I verified that I am able to run /mnt/temp/bin/bash from the terminal but I am not able to chroot /mnt/temp directory.

Can I execute the rest of the commands using sudo? If not, could you please suggest what should be going wrong with chroot?


The output of 'df -H:
Filesystem Size Used Avail Use% Mounted on
/cow 4.2G 63M 4.2G 2% /
/dev 4.2G 4.1k 4.2G 1% /mnt/temp/dev
tmpfs 834M 1.4M 832M 1% /run
/dev/sdb1 16G 1.1G 15G 7% /cdrom
/dev/loop0 985M 985M 0 100% /rofs
none 4.1k 0 4.1k 0% /sys/fs/cgroup
tmpfs 4.2G 1.1M 4.2G 1% /tmp
none 5.3M 0 5.3M 0% /run/lock
none 4.2G 78k 4.2G 1% /run/shm
none 105M 62k 105M 1% /run/user
/dev/sr0 737M 737M 0 100% /media/ubuntu/UDF Volume
/dev/sda3 7.8G 494M 6.9G 7% /mnt/temp
/dev/sda1 92M 24M 63M 28% /mnt/temp/boot
/dev/sda7 15G 138M 15G 1% /mnt/temp/tmp
/dev/sda5 20G 6.2G 13G 34% /mnt/temp/usr
/dev/sda6 9.8G 7.0G 2.3G 76% /mnt/temp/usr/local


Thanks
Suriya

oldfred
September 24th, 2014, 07:50 PM
This command only mount the items in the list:
for i in /dev /dev/pts /proc /sys; do sudo mount -B $i /mnt/temp$i; done

But your df command does look like everything is mounted.

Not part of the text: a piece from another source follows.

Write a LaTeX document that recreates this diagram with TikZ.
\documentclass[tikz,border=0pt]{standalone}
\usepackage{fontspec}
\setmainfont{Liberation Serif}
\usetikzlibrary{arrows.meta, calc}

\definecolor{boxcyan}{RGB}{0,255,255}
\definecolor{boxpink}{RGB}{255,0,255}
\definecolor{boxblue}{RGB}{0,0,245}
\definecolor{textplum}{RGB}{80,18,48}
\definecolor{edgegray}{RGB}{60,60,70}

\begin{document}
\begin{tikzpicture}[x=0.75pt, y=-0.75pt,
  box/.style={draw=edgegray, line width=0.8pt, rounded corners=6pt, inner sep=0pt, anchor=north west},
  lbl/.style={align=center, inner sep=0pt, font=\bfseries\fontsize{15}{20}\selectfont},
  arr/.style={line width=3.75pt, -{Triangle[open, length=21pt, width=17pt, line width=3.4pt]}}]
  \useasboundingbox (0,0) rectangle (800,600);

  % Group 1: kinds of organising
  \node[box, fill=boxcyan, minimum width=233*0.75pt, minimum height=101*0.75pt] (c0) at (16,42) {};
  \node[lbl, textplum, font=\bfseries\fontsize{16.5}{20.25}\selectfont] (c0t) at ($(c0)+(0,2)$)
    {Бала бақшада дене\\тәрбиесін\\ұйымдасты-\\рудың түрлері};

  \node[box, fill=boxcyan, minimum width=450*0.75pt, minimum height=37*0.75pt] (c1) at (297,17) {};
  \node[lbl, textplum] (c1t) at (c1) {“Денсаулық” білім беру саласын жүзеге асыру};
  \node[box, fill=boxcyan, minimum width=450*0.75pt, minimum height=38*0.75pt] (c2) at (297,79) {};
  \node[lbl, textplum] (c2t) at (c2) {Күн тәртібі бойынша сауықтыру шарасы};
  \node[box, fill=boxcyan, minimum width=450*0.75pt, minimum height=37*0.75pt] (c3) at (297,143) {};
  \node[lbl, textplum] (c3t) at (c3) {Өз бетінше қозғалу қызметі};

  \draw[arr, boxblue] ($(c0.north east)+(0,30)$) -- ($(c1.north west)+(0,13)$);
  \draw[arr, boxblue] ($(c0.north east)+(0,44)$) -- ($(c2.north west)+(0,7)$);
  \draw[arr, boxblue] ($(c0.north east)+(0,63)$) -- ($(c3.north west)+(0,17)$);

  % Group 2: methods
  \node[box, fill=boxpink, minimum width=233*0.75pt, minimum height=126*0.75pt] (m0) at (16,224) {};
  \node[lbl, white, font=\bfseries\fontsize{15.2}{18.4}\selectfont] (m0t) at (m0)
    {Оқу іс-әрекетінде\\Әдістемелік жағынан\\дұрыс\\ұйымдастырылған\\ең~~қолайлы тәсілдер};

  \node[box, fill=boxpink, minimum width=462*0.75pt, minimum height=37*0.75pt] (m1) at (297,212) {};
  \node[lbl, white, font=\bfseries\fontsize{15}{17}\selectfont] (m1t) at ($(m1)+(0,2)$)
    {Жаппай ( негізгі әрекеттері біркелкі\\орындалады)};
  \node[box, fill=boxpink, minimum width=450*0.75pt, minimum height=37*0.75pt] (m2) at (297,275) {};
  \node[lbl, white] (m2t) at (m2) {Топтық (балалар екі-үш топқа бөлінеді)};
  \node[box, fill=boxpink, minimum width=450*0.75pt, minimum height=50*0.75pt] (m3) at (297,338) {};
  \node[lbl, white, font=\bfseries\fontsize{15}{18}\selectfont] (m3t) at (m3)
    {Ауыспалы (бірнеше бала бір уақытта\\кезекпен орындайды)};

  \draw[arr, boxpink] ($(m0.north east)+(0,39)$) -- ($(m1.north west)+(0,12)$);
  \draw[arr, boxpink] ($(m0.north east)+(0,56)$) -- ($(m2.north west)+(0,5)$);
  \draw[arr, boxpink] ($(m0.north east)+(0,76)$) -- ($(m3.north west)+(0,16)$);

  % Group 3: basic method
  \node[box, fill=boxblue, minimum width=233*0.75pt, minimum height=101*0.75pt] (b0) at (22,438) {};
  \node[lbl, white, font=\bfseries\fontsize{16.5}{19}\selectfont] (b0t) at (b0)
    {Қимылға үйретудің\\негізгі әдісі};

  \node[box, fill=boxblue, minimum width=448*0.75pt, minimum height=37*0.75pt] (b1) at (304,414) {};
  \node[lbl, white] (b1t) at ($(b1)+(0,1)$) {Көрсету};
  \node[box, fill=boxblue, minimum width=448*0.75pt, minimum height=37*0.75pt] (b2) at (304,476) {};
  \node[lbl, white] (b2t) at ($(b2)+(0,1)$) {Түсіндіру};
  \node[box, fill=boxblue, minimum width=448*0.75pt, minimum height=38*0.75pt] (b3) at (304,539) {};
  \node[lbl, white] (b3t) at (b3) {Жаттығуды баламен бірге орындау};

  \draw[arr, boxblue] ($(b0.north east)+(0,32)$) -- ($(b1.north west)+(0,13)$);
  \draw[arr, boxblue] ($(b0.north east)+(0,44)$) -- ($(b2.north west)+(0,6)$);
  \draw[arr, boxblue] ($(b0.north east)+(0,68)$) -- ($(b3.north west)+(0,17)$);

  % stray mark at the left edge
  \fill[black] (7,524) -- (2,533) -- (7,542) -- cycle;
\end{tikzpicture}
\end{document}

I do not know details of chroot, but I think the bash you run to execute the chroot is from your live installer. Only after you chroot will root be in your /mnt/temp. So you need bash in /bin/bash to run the chroot.

Are you using Ubuntu live installer? Other versions of Linux may have bash in a different folder?

suriya3
September 24th, 2014, 10:27 PM
I had separately mounted the rest of the files (see first set of commands in previous post.
I am using the liveUSB (Ubuntu 14.04) installer and I have checked that both /bin/bash and /mnt/temp/bin/bash commans are present.

Regards
Suriya

oldfred
September 24th, 2014, 11:54 PM
I do not see why you would get an error on the sudo chroot command?

Perhaps the reiserfs file system on /tmp? Not sure you have to mount that for chroot. And live installer probably does not have the driver for reiserfs.